Martial Arts does not mean that I watch Anime, have a collection of fantasy weapons on my wall, and think that metal underwear is somehow a good way to go into a fight. It doesn’t mean that I have forsaken my gender, or that I’ve bought into girl power. Martial Arts isn’t a fad like Zumba where I get to model cute pink boxing gloves and I get to sound tough by using words like “round house” and “upper cut” in my selfie hashtag. My fist kickboxing class was in a concrete floored room with a hanging banner which said “House of Pain” and was taught by one of Canada’s Lightweight Champions- there was nothing chick about that class.

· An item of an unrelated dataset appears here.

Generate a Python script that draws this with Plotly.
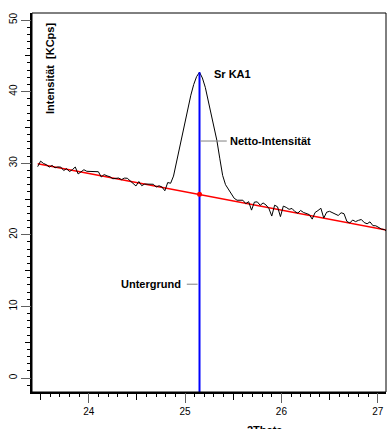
import plotly.graph_objects as go

# ---- data ----
two_theta_start = 23.47
two_theta_step = 0.03
intensity = [
    29.52, 30.29, 29.97, 29.79, 29.46, 29.69, 29.36, 29.48, 29.46, 28.98,
    29.25, 28.83, 29.10, 29.47, 28.50, 28.77, 29.09, 28.87, 28.84, 28.81,
    28.79, 28.81, 28.08, 28.41, 28.23, 28.11, 27.83, 27.90, 27.93, 27.70,
    27.92, 27.90, 27.52, 27.19, 26.82, 27.44, 26.86, 27.09, 27.11, 27.08,
    27.06, 26.68, 26.85, 26.68, 26.15, 27.30, 27.20, 28.20, 30.10, 31.90,
    34.10, 36.20, 37.80, 39.50, 41.00, 42.10, 42.70, 41.90, 40.60, 38.70,
    36.80, 35.10, 33.20, 30.70, 28.30, 27.00, 26.30, 25.70, 25.10, 24.83,
    24.86, 24.83, 24.35, 24.63, 23.45, 24.57, 24.60, 24.12, 24.45, 24.17,
    23.69, 22.62, 24.14, 23.91, 22.54, 24.01, 23.83, 23.56, 23.68, 23.25,
    23.03, 23.40, 23.12, 23.00, 22.82, 22.19, 23.12, 23.39, 23.71, 22.34,
    23.16, 23.28, 23.11, 22.88, 22.70, 23.08, 22.95, 21.87, 21.65, 22.07,
    21.84, 22.02, 22.14, 21.71, 21.54, 21.81, 21.28, 21.26, 20.98, 20.80,
    20.73, 20.35,
]
two_theta = [round(two_theta_start + two_theta_step * i, 4) for i in range(len(intensity))]

background_x = [23.47, 27.11]
background_y = [29.92, 20.62]

peak_pos = 25.15
peak_top = 42.70
peak_background = 25.65

x_range = [23.411, 27.086]
y_range = [-1.955, 50.98]

netto_leader_x = [25.16, 25.433]
netto_leader_y = [33.1, 33.1]
unter_leader_x = [25.018, 25.13]
unter_leader_y = [13.1, 13.1]

FONT = "Arial, Liberation Sans, sans-serif"

fig = go.Figure()

fig.add_trace(go.Scatter(x=background_x, y=background_y, mode="lines",
                         line=dict(color="#FF0000", width=1.5),
                         hoverinfo="skip", showlegend=False))
fig.add_trace(go.Scatter(x=two_theta, y=intensity, mode="lines",
                         line=dict(color="#000000", width=1),
                         hoverinfo="skip", showlegend=False))
fig.add_trace(go.Scatter(x=[peak_pos, peak_pos], y=[y_range[0] - 5, peak_top], mode="lines",
                         line=dict(color="#0000FF", width=2),
                         hoverinfo="skip", showlegend=False))
fig.add_trace(go.Scatter(x=[peak_pos], y=[peak_background], mode="markers",
                         marker=dict(color="#FF0000", size=5),
                         hoverinfo="skip", showlegend=False))
fig.add_trace(go.Scatter(x=netto_leader_x, y=netto_leader_y, mode="lines",
                         line=dict(color="#808080", width=1),
                         hoverinfo="skip", showlegend=False))
fig.add_trace(go.Scatter(x=unter_leader_x, y=unter_leader_y, mode="lines",
                         line=dict(color="#808080", width=1),
                         hoverinfo="skip", showlegend=False))
fig.add_trace(go.Scatter(x=[peak_pos], y=[peak_top], mode="lines",
                         xaxis="x2", yaxis="y2", line=dict(width=0),
                         hoverinfo="skip", showlegend=False))

fig.update_layout(
    width=387, height=429,
    margin=dict(l=32, r=1, t=13, b=37, autoexpand=False),
    paper_bgcolor="white", plot_bgcolor="white",
    font=dict(family=FONT, size=10, color="black"),
    xaxis=dict(range=x_range, showgrid=False, zeroline=False, automargin=False,
               showline=True, linewidth=2, linecolor="black",
               ticks="outside", tick0=0, dtick=0.5, ticklen=6, tickwidth=1,
               tickcolor="black", showticklabels=False,
               minor=dict(ticks="outside", dtick=0.1, tick0=0, ticklen=3,
                          tickwidth=1, tickcolor="black", showgrid=False)),
    xaxis2=dict(range=x_range, overlaying="x", side="bottom", anchor="y",
                showgrid=False, zeroline=False, showline=False, automargin=False,
                ticks="outside", tick0=0, dtick=1, ticklen=10, tickwidth=1,
                tickcolor="#606060", showticklabels=True,
                tickfont=dict(family=FONT, size=10, color="black")),
    yaxis=dict(range=y_range, showgrid=False, zeroline=False, automargin=False,
               showline=True, linewidth=2, linecolor="black",
               ticks="outside", tick0=0, dtick=5, ticklen=5, tickwidth=1,
               tickcolor="black", showticklabels=False,
               minor=dict(ticks="outside", dtick=1, tick0=0, ticklen=3,
                          tickwidth=1, tickcolor="black", showgrid=False)),
    yaxis2=dict(range=y_range, overlaying="y", side="left", anchor="x",
                showgrid=False, zeroline=False, showline=False, automargin=False,
                ticks="outside", tick0=0, dtick=10, ticklen=10, tickwidth=1,
                tickcolor="#606060", showticklabels=True, tickangle=-90,
                tickfont=dict(family=FONT, size=10, color="black")),
    shapes=[dict(type="rect", xref="paper", yref="paper", x0=0, x1=1, y0=0, y1=1,
                 line=dict(color="black", width=1), layer="above")],
    annotations=[
        dict(text="<b>Sr KA1</b>", x=25.28, y=42.46, xref="x", yref="y",
             xanchor="left", yanchor="middle", showarrow=False,
             font=dict(family=FONT, size=11, color="black")),
        dict(text="<b>Netto-Intensität</b>", x=25.445, y=33.1, xref="x", yref="y",
             xanchor="left", yanchor="middle", showarrow=False,
             font=dict(family=FONT, size=11, color="black")),
        dict(text="<b>Untergrund</b>", x=24.98, y=13.1, xref="x", yref="y",
             xanchor="right", yanchor="middle", showarrow=False,
             font=dict(family=FONT, size=11, color="black")),
        dict(text="<b>Intensität  [KCps]</b>", x=0.0508, y=0.855, xref="paper", yref="paper",
             xanchor="center", yanchor="middle", textangle=-90, showarrow=False,
             font=dict(family=FONT, size=11, color="black")),
        dict(text="<b>2Theta</b>", x=0.658, y=-0.079, xref="paper", yref="paper",
             xanchor="center", yanchor="top", showarrow=False,
             font=dict(family=FONT, size=11, color="black")),
    ],
)

fig.write_html("out.html", config={"displayModeBar": False},
               post_script="document.body.style.margin='0';document.body.style.padding='0';")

A question was once asked to Hollywood director and writer Joss Whedon, “Why do you write strong female characters?” His response was perfect: “Because you’re still asking me that question.” I’m entertained when people find out that I train in Krav Maga or Martial Arts and they suddenly become really awkward. Some people still don’t know how to be around a girl who would rather play with a sword than a credit card and I won’t lie, I like to throw out jokes about curb stomping and throat punches to these people because it really is fun to see just how uneasy they will become. What they don’t understand is that Martial Arts answers so many of the gender issues which have arisen in recent years and that they should foster it girls and women not be afraid of it. Martial Arts means never being the victim, and it means not having to let someone else fight your battles for you. It means being strong by virtue and not from abused human right claims. And most encompassingly, Martial Arts means not letting anyone have power over you unless you give it to them.
Do I live and breath the sparring floor? No, but it is a place where I came full circle to where I began my journey back in elementary school. I only have myself to prove anything to so no more kicks to the stomach while the person is down, but I’m no longer the victim either. I just take numbers.